WASHINGTON (Reuters) -The U.S. National Archives on Thursday released thousands of documents related to the 1963 assassination of then-President John F. Kennedy shortly after President Joe Biden issued an executive order authorizing the release that also kept hundreds of other sensitive records secret.
Kennedy was shot and killed while riding in his motorcade through Dallas on Nov. 22, 1963, at the age of 46.
An investigation led by Chief Justice Earl Warren concluded that Lee Harvey Oswald, a former Marine and communist activist who had lived in the Soviet Union, acted alone. However, the probe has been widely criticized by academics and historians in the nearly 60 years since the assassination.
Thousands of books, articles, TV shows and films have explored the idea that Kennedy’s assassination was the result of an elaborate conspiracy. None have produced conclusive proof that Oswald – who was fatally shot by nightclub owner Jack Ruby two days after killing Kennedy – worked with anyone else, although they retain a powerful cultural currency.
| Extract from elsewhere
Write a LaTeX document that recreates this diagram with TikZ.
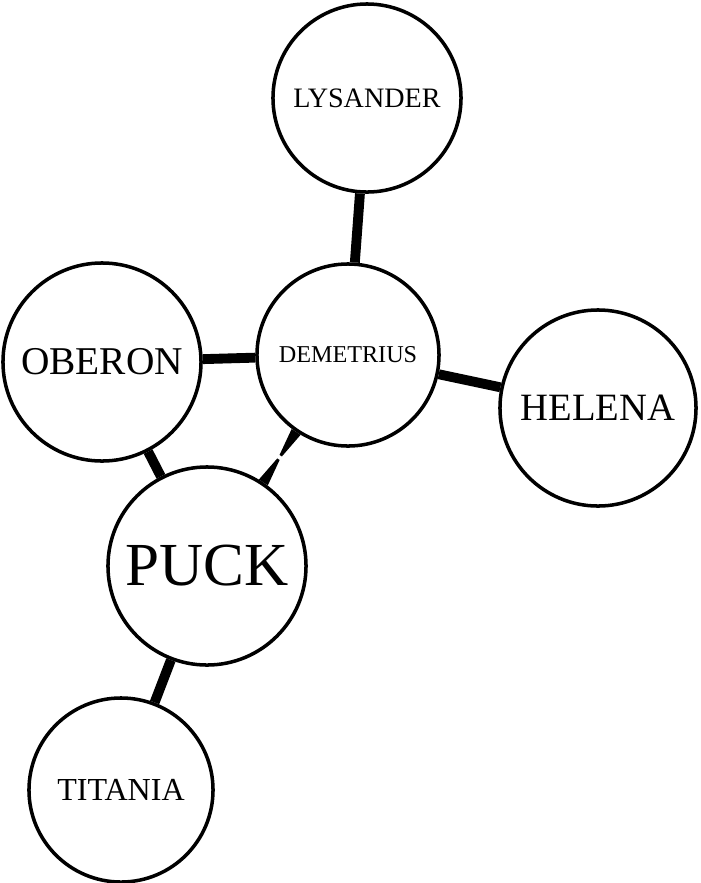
\documentclass[tikz,border=0pt]{standalone}
\usepackage{fontspec}
\setmainfont{Liberation Serif}
\usepackage{tikz}
\usetikzlibrary{calc,positioning}

\tikzset{
	person/.style={draw, circle, line width=2.5pt, inner sep=0pt},
	link/.style={line width=7pt}
}

\begin{document}
\begin{tikzpicture}[x=0.025cm, y=-0.025cm]
	\useasboundingbox (0,0) rectangle (700,883);

	% Characters
	\node[person, minimum size=4.7cm, font=\fontsize{20}{20}\selectfont] (lysander) at (367,98) {LYSANDER};
	\node[person, minimum size=4.55cm, font=\fontsize{17.2}{17.2}\selectfont] (demetrius) at (348,355) {DEMETRIUS};
	\node[person, minimum size=4.95cm, font=\fontsize{28}{28}\selectfont] (oberon) at (102,362) {OBERON};
	\node[person, minimum size=4.9cm, font=\fontsize{27.5}{27.5}\selectfont] (helena) at (598,408) {HELENA};
	\node[person, minimum size=4.95cm, font=\fontsize{43.5}{43.5}\selectfont] (puck) at (207,566) {PUCK};
	\node[person, minimum size=4.6cm, font=\fontsize{22.8}{22.8}\selectfont] (titania) at (121,790) {TITANIA};

	% Links
	\draw[link] (lysander) -- (demetrius);
	\draw[link] (oberon) -- (demetrius);
	\draw[link] (demetrius) -- (helena);
	\draw[link] (oberon) -- (puck);
	\draw[link] (puck) -- (titania);

	% Broken link
	\coordinate (dtop) at (demetrius.236.25);
	\coordinate (pbot) at (puck.56.25);
	\coordinate (dmid) at ($(dtop)!0.47!(pbot)$);
	\coordinate (pmid) at ($(dtop)!0.54!(pbot)$);
	\fill ($(dtop)!3.8pt!90:(pbot)$) -- ($(dtop)!3.8pt!-90:(pbot)$) -- ($(dmid)!1pt!-90:(pbot)$) -- ($(dmid)!1pt!90:(pbot)$) -- cycle;
	\fill ($(pbot)!3.8pt!90:(dtop)$) -- ($(pbot)!3.8pt!-90:(dtop)$) -- ($(pmid)!1pt!-90:(dtop)$) -- ($(pmid)!1pt!90:(dtop)$) -- cycle;
\end{tikzpicture}
\end{document}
Congress in 1992 had ordered that all remaining sealed files pertaining to the investigation into Kennedy’s death should be fully opened to the public through the National Archives in 25 years, by Oct. 26, 2017, except for those the president authorized for further withholding.
In 2017, then-President Donald Trump released a cache of records, but decided to release the remaining documents on a rolling basis.